Como cada um de nós conectados a uma rede social é um veículo de comunicação em si, Marília Mendonça é assunto em moto-contínuo nas mais diversas plataformas.

Sua voz rouca e potente é onipresente: se faz ouvir nas canções preferidas de cada fã ou até mesmo na timeline de quem apenas a descobriu diante da avalanche de notícias e postagens de sua morte prematura aos 26 anos e no auge da carreira.

Cantora Marília Mendonça deixa legado para música brasileira - Instagram/mariliamendoncacantora

Esse desconhecimento também diz muito sobre nossa nova era: a comunicação de massa hoje trafega por estradas próprias, ao sabor dos algoritmos, o que explica o fato de um fenômeno como o "feminejo", marcado pelo sucesso de vozes femininas no universo sertanejo até então dominado por homens, ser ignorado por uma parcela considerável de brasileiros, enquanto lota estádios e bate recordes nas plataformas musicais de streaming.

Os famosos da era do rádio e da tevê eram conhecidos ou reconhecidos de modo mais uniforme e massivo. Embora as celebridades da era digital também sejam fenômenos de massa, elas gozam de uma fama mais disforme, compartimentada.

É um mundo bem mais complexo também, que parece se encontrar apenas na dor. Um mundo que anda pesado demais, como cantou Marília Mendonça.
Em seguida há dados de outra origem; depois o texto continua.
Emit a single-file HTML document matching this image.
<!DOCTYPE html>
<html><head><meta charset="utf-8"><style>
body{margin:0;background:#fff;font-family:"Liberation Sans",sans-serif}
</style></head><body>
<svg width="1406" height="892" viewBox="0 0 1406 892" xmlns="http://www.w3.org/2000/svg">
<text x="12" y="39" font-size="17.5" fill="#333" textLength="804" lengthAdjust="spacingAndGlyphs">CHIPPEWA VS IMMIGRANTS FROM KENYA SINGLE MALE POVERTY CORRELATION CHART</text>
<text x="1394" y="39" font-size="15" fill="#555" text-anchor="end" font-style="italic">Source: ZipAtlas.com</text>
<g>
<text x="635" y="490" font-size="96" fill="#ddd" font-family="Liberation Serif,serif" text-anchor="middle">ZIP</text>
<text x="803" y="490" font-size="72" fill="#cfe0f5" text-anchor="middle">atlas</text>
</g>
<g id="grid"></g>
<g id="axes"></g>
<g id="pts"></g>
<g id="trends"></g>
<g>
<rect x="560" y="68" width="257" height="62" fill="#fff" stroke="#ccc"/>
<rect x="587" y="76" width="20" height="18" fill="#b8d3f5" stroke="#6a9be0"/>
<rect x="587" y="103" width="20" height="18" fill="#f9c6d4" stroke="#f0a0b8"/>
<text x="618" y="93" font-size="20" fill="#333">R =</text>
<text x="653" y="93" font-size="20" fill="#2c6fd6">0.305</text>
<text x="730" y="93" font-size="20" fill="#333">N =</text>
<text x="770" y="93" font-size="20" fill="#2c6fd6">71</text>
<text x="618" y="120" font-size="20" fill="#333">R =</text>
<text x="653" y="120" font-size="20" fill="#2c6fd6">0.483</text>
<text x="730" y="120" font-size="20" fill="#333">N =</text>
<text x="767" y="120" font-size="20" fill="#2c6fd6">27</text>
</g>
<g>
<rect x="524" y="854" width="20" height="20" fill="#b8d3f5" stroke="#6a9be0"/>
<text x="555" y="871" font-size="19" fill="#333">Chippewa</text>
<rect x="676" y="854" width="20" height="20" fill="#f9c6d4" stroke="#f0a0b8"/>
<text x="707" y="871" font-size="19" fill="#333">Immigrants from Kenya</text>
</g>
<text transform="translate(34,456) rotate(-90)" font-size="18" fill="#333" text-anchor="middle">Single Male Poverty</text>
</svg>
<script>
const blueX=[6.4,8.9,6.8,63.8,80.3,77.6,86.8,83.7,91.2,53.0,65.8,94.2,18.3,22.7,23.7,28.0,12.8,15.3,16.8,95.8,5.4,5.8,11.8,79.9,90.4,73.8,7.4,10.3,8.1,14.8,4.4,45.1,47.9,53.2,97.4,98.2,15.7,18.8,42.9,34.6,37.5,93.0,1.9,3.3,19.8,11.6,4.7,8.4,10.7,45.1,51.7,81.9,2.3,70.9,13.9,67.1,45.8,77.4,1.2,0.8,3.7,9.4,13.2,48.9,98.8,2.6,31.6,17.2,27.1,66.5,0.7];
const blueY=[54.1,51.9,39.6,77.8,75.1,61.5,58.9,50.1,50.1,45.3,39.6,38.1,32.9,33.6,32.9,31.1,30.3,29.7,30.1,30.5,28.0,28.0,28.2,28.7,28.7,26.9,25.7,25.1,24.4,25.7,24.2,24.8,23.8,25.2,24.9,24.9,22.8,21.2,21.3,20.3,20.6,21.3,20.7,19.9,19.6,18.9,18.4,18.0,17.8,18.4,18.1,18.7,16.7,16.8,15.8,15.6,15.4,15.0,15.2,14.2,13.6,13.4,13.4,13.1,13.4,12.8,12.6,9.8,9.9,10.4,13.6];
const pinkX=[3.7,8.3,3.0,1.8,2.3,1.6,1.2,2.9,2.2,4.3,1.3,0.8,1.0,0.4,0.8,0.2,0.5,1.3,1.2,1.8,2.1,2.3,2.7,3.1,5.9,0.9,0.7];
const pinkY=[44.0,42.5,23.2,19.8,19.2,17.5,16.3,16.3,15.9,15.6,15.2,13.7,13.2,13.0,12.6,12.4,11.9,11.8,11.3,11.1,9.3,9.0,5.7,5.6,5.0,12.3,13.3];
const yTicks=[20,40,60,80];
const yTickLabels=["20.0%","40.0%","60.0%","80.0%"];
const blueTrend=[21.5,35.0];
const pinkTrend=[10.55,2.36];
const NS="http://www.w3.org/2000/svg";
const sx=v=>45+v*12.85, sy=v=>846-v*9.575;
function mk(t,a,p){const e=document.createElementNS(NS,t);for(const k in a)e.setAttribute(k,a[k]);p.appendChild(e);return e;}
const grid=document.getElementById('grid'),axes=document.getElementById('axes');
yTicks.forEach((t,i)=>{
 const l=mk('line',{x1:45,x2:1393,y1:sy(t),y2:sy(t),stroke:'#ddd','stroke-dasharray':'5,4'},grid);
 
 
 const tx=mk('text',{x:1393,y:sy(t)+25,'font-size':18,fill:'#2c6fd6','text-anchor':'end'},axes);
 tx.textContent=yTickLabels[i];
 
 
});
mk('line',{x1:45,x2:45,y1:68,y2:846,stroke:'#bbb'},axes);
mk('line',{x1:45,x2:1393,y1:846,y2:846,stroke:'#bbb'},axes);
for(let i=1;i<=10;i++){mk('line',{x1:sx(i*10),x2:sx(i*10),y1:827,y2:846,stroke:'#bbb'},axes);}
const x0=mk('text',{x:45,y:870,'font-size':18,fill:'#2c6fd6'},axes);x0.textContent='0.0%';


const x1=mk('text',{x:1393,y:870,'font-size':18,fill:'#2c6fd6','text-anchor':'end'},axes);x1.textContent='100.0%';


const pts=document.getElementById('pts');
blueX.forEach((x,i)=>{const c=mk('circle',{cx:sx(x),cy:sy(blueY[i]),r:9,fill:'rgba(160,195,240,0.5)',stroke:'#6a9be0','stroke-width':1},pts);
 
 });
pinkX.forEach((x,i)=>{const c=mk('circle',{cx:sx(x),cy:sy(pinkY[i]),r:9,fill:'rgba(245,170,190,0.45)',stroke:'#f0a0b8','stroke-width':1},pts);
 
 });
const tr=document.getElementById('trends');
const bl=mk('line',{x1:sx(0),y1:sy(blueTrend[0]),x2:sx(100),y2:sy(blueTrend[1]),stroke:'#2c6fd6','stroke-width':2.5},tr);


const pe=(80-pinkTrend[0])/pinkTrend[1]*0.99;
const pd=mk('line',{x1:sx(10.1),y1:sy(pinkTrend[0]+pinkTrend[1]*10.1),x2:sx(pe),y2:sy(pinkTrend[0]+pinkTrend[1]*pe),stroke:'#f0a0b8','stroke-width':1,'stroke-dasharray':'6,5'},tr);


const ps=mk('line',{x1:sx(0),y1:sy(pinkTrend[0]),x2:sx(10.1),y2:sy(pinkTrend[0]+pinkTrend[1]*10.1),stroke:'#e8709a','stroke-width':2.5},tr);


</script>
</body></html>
Um peso que se mede em uma balança na qual machismo, gordofobismo e tantos outros ismos parecem estar se tornando de fato inaceitáveis.

Pelo menos no discurso e na prática do cancelamento. Um jeito radical de cortar a conversa com quem pisa na bola ou pensa diferente. Somos todos juízes e donos da verdade, pegando carona na polêmica da vez em busca de likes e aceitação nas nossas bolhas.

No meio dessa balbúrdia, o jornalismo profissional é atacado por deslizes e erros que reverberam no tribunal das redes sociais. O que só demonstra a responsabilidade de ser a fonte primeira e a de maior credibilidade nessa aldeia global digitalizada, agora dividida com tantas outras vozes potentes. A repercussão positiva ou negativa tanto pode ser um justo e bem-vindo contraponto como apenas barulho.

Em meio a essa verborragia, um RIP ('Rest in Peace', descanse em paz) para Marília Mendonça parece fora de lugar. A morte na era da internet se dá numa arena cheia de leões ruidosos, ávidos por minutos de fama em posts lacradores e polêmicas vazias.

A substância, muitas vezes, passa ao largo: Marília Mendonça se foi desse mundo pesado demais. Deixou um filho e uma legião de fãs órfãos de seu talento traduzido em canções que se conectaram com o coração de milhões de brasileiros. Descanse em paz, Marília.

O seu canto é um pedido: Dá um sorriso aí pra mim/ Não fique assim/ Quero te ver feliz/ Eu sei que o mundo anda pesado demais/ Que seja leve o que vier/ Fique em paz.